Well, my friend, there have been no surprises here in Switzerland. The country has fulfilled all of my expectations and met all of my stereotypes, all of which have been and continue to be positive. You think Switzerland is clean? The cleanest. Picturesque? Like a postcard. Cosmopolitan? Everyone speaks multiple languages. Think the Swiss live on a diet of chocolate and dairy? Well, you’re not too far from the truth.I’ve been here since New Year’s Day. It’s been cold. I’ve been able to make lots of winter foods that I missed in Australia. I’ve traveled to a few cities. I’ve written half of my dissertation. And I haven’t been able to tell you about it because I’ve had some major internet troubles. But here I am and will try to blow through this past month over a few posts.
We arrived in Zurich on New Years’ Day. It was quite a shock to come from summer in Oz to winter in the Alps, especially when we were exhausted from the flight and didn’t have sufficient cold weather gear and were forced to wander around Zurich from 6am until 3pm when we could check into our hotel. Nothing was open since it was a holiday, so we basically froze our tired butts off outdoors. But, the scenery made up it.
I was really digging the free form snowmen around town. There were no people out and about so I made friends with them, instead. I called this one Chesty because he had a chestnut face.
I also called this one Chesty, because he had boobs.
The city is impeccably clean and the water in the river crystal clear.
BUT. And that’s a big but. The water may be crystal clear, but it is in no way potable. You know how you can drink the water from the fountains around Rome? Well, for some reason I decided that the water in Zurich’s fountains was pure melted Alpine snow and would be safe to drink. I mean, the fountains are totally the right height and everything to be a drinking fountain! (How stupid am I?)
Luckily sufficient time has passed for me to not be too embarrassed or humiliated that I got la turista in Zurich. It’s actually really funny and makes me look like a big dummie. lol. Here we are smiling before la turista kicked in.
We had quite a day in downtown Zurich, and I had quite a night in our hotel bathroom. ‘Nuff said.
The next day we headed to Sankt Gallen, our home for three months. It’s home to the oldest library in Europe, a quaint little Old Town, and a massive Baroque cathedral.
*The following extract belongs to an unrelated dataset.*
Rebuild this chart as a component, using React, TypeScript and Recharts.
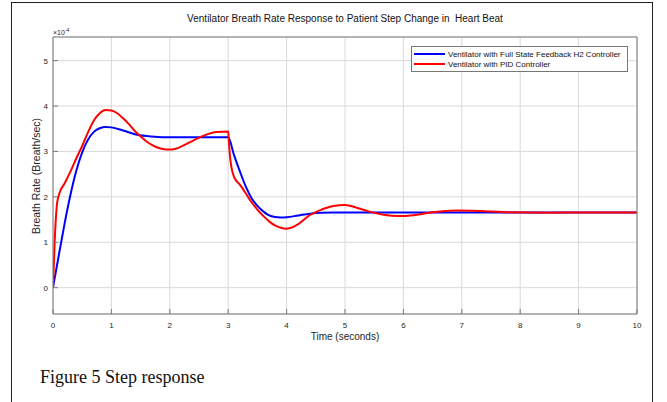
import React from 'react';
import { LineChart, Line, XAxis, YAxis, CartesianGrid } from 'recharts';

// values in units of 1e-4 breath/sec, as shown on the axis
const h2Time = [0, 0.1, 0.2, 0.3, 0.4, 0.5, 0.6, 0.7, 0.8, 0.9, 1.0, 1.2, 1.4, 1.6, 1.8, 2.0, 2.5, 3.0,
  3.1, 3.2, 3.3, 3.4, 3.5, 3.6, 3.7, 3.8, 3.9, 4.0, 4.2, 4.4, 4.6, 4.8, 5, 6, 7, 8, 9, 10];
const h2Rate = [0, 0.72, 1.42, 2.05, 2.58, 2.98, 3.26, 3.43, 3.51, 3.54, 3.53, 3.46, 3.38, 3.34, 3.32, 3.31, 3.31, 3.31,
  2.92, 2.56, 2.23, 1.97, 1.8, 1.68, 1.59, 1.555, 1.545, 1.55, 1.59, 1.63, 1.65, 1.655, 1.655, 1.655, 1.655, 1.655, 1.655, 1.655];

const pidTime = [0, 0.03, 0.07, 0.11, 0.2, 0.3, 0.4, 0.5, 0.6, 0.7, 0.8, 0.9, 1.0, 1.1, 1.2, 1.3, 1.4, 1.5, 1.6, 1.7,
  1.8, 1.9, 2.0, 2.1, 2.2, 2.4, 2.6, 2.8, 3.0, 3.01, 3.03, 3.06, 3.1, 3.2, 3.3, 3.4, 3.5, 3.6, 3.7, 3.8, 3.9, 4.0,
  4.1, 4.2, 4.4, 4.6, 4.8, 5.0, 5.2, 5.4, 5.6, 5.8, 6.0, 6.2, 6.5, 6.9, 7.3, 7.8, 8.5, 9, 10];
const pidRate = [0, 1.05, 1.86, 2.08, 2.3, 2.56, 2.85, 3.12, 3.42, 3.68, 3.84, 3.91, 3.9, 3.84, 3.73, 3.6, 3.45, 3.33, 3.22, 3.14,
  3.08, 3.05, 3.04, 3.06, 3.11, 3.24, 3.36, 3.43, 3.44, 3.25, 2.9, 2.62, 2.44, 2.27, 2.08, 1.88, 1.72, 1.58, 1.46, 1.37, 1.32, 1.30,
  1.33, 1.40, 1.6, 1.72, 1.80, 1.82, 1.76, 1.68, 1.62, 1.585, 1.58, 1.6, 1.66, 1.70, 1.69, 1.66, 1.65, 1.655, 1.655];

const xTicks = [0, 1, 2, 3, 4, 5, 6, 7, 8, 9, 10];
const yTicks = [0, 1, 2, 3, 4, 5];

const h2Data = h2Time.map((t, i) => ({ t, v: h2Rate[i] }));
const pidData = pidTime.map((t, i) => ({ t, v: pidRate[i] }));

const FONT = '"Liberation Sans", Arial, Helvetica, sans-serif';
const AXIS = '#7a7a7a';
const TXT = '#262626';

const BottomTick = (props: any) => {
  const { x, y, payload } = props;
  return (
    <g>
      <line x1={x} x2={x} y1={y} y2={y - 5} stroke={AXIS} />
      <text x={x} y={y + 14} textAnchor="middle" fontSize={8} fill={TXT} fontFamily={FONT}>{payload.value}</text>
    </g>
  );
};

const TopTick = (props: any) => {
  const { x, y } = props;
  return <line x1={x} x2={x} y1={y} y2={y + 5} stroke={AXIS} />;
};

const LeftTick = (props: any) => {
  const { x, y, payload } = props;
  return (
    <g>
      <line x1={x} x2={x + 5} y1={y} y2={y} stroke={AXIS} />
      <text x={x - 5} y={y + 3} textAnchor="end" fontSize={8} fill={TXT} fontFamily={FONT}>{payload.value}</text>
    </g>
  );
};

const RightTick = (props: any) => {
  const { x, y } = props;
  return <line x1={x} x2={x - 5} y1={y} y2={y} stroke={AXIS} />;
};

export default function App() {
  return (
    <div style={{ position: 'absolute', left: 0, top: 0, width: 667, height: 402, background: '#fff', overflow: 'hidden' }}>
      <div style={{ position: 'absolute', left: 11, top: 2, width: 640, height: 420, border: '1.5px solid #222' }} />
      <LineChart width={667} height={402} margin={{ top: 36, right: 29, bottom: 68, left: 33 }}>
        <CartesianGrid stroke="#d9d9d9" strokeWidth={1} />
        <XAxis type="number" dataKey="t" domain={[0, 10]} ticks={xTicks} height={20} stroke={AXIS}
          tickLine={false} tickSize={0} tickMargin={0} tick={<BottomTick />} interval={0} allowDataOverflow />
        <XAxis xAxisId="top" orientation="top" type="number" dataKey="t" domain={[0, 10]} ticks={xTicks} height={1}
          stroke={AXIS} tickLine={false} tickSize={0} tickMargin={0} tick={<TopTick />} interval={0} />
        <YAxis type="number" domain={[-0.58, 5.52]} ticks={yTicks} width={20} stroke={AXIS}
          tickLine={false} tickSize={0} tickMargin={0} tick={<LeftTick />} interval={0} allowDataOverflow />
        <YAxis yAxisId="r" orientation="right" type="number" domain={[-0.58, 5.52]} ticks={yTicks} width={1}
          stroke={AXIS} tickLine={false} tickSize={0} tickMargin={0} tick={<RightTick />} interval={0} />
        <Line data={h2Data} dataKey="v" type="monotone" stroke="#0000ff" strokeWidth={2} dot={false} isAnimationActive={false} />
        <Line data={pidData} dataKey="v" type="monotone" stroke="#ff0000" strokeWidth={2} dot={false} isAnimationActive={false} />
      </LineChart>
      <div style={{ position: 'absolute', left: 53, width: 584, top: 13, textAlign: 'center', fontFamily: FONT, fontSize: 10, color: '#111', whiteSpace: 'pre' }}>
        Ventilator Breath Rate Response to Patient Step Change in  Heart Beat
      </div>
      <div style={{ position: 'absolute', left: 53, top: 27, fontFamily: FONT, fontSize: 7, color: TXT }}>
        ×10<sup style={{ fontSize: 5 }}>-4</sup>
      </div>
      <div style={{ position: 'absolute', left: 345 - 60, width: 120, top: 331, textAlign: 'center', fontFamily: FONT, fontSize: 10, color: TXT }}>
        Time (seconds)
      </div>
      <div style={{ position: 'absolute', left: 36 - 70, width: 140, top: 176 - 6, textAlign: 'center', fontFamily: FONT, fontSize: 10.5, color: TXT, transform: 'rotate(-90deg)', lineHeight: '12px' }}>
        Breath Rate (Breath/sec)
      </div>
      <div style={{ position: 'absolute', left: 411, top: 46, width: 215, height: 24, border: '1px solid #777', background: '#fff', fontFamily: FONT, fontSize: 8, color: '#111' }}>
        <div style={{ position: 'absolute', left: 2, top: 2, display: 'flex', alignItems: 'center', height: 10 }}>
          <span style={{ display: 'inline-block', width: 31, height: 2, background: '#0000ff', marginRight: 3 }} />
          Ventilator with Full State Feedback H2 Controller
        </div>
        <div style={{ position: 'absolute', left: 2, top: 12, display: 'flex', alignItems: 'center', height: 10 }}>
          <span style={{ display: 'inline-block', width: 31, height: 2, background: '#ff0000', marginRight: 3 }} />
          Ventilator with PID Controller
        </div>
      </div>
      <div style={{ position: 'absolute', left: 40, top: 367, fontFamily: '"Liberation Serif", "Times New Roman", serif', fontSize: 18, color: '#111' }}>
        Figure 5 Step response
      </div>
    </div>
  );
}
Here’s the cathedral from the outside…
And the inside.
Like I said, the Old Town is totally cute.
Lots of buildings that look like they belong in a quaint little Swiss town. Imagine that.
And, lots of Christmas lights and winter-themed snow sculptures.
Our apartment is a few minutes outside of the center and we have an amazing view overlooking a little Swiss village tucked into a nearby mountain.
I have been able to tag along with Phil and his classmates on some of their fieldtrips and class dinners. We visited the Maestrani chocolate factory in a nearby town. They gave us unlimited chocolate to keep us happy while we watched videos on the history of Swiss chocolate and toured the factory. Did you know the Swiss consume the most chocolate per capita in the whole world? Yeah, you probably didn’t, but does that information surprise you? The Chinese consume the least. Also not surprising. We weren’t allowed to take photos in the factory but here I am with my purchases.
I also tagged along with Phil’s class to a fondue dinner at Beizli our second week in town.
The meal started off with what I’ve come to call a Swiss-style salad. The lettuces and greens here are amazing and there are many unusual varieties available. The salads usually have little separate mounds of grated carrot, beets, corn, and sometimes cucumber, with a pile of greens on top. The typical dressing is called French, but it’s actually uniquely Swiss. It’s mayonnaise-based, creamy with various herbs and a vinegary tang.
Being the silly American that I am, I expected the fondue to come with an assortment of vegetables and breads for dipping into the vat of molten cheese. However, we got a bucket of bread cubes and that was it.
You’re meant to dip the bread cubes into a glass of kirsch, local cherry brandy, before dipping it into the cheese sauce, which also had what seemed like two full bottles of kirsch in it.
I took a sip of the kirsch and about fell off my chair. Not learning from my mistake, I dipped my bread into the kirsch and then dipped it into the cheese and again, about fell off my chair. I didn’t do the double dip-de-dip again. For me, the alcohol flavor was way too overpowering even without double dipping.
As the cheese bubbled away and some of the alcohol from the kirsch evaporated, I began to be able to taste the subtle flavors of the Gruyere and Emmental cheeses and detected a hint of garlic.
I’ve made my own version of the Swiss salad at home, throwing some celeriac in the mix for good measure.
I’ve also gone crazy making barley vegetable cream soup…
Alpine macaroni with potatoes and cream and haricots vert, lasagna and warm weather cheesy baked pastas and bolognese and pies, like this veal and vegetable pie with a potato crust…
Everything is inevitably accompanied by a loaf of bread. Man, I tell you what, the bread is probably my favorite food-related thing about this country. I missed good bread while living in Australia (sorry Aussie friends) and jeez I sure am making up for it here. Most of the time it has a sour note to it, always crisp on the outside and soft and chewy on the inside, oftentimes with different seeds and sometimes made with potato dough. Even the convenience store right next to our apartment has the best bread I have ever tasted. Heck yeah! Bread for breakfast lunch and dinner. Lots of cheese, butter, and cream. Lots of sitting around my apartment writing. Lots of weight being gained. Lots of fun being had!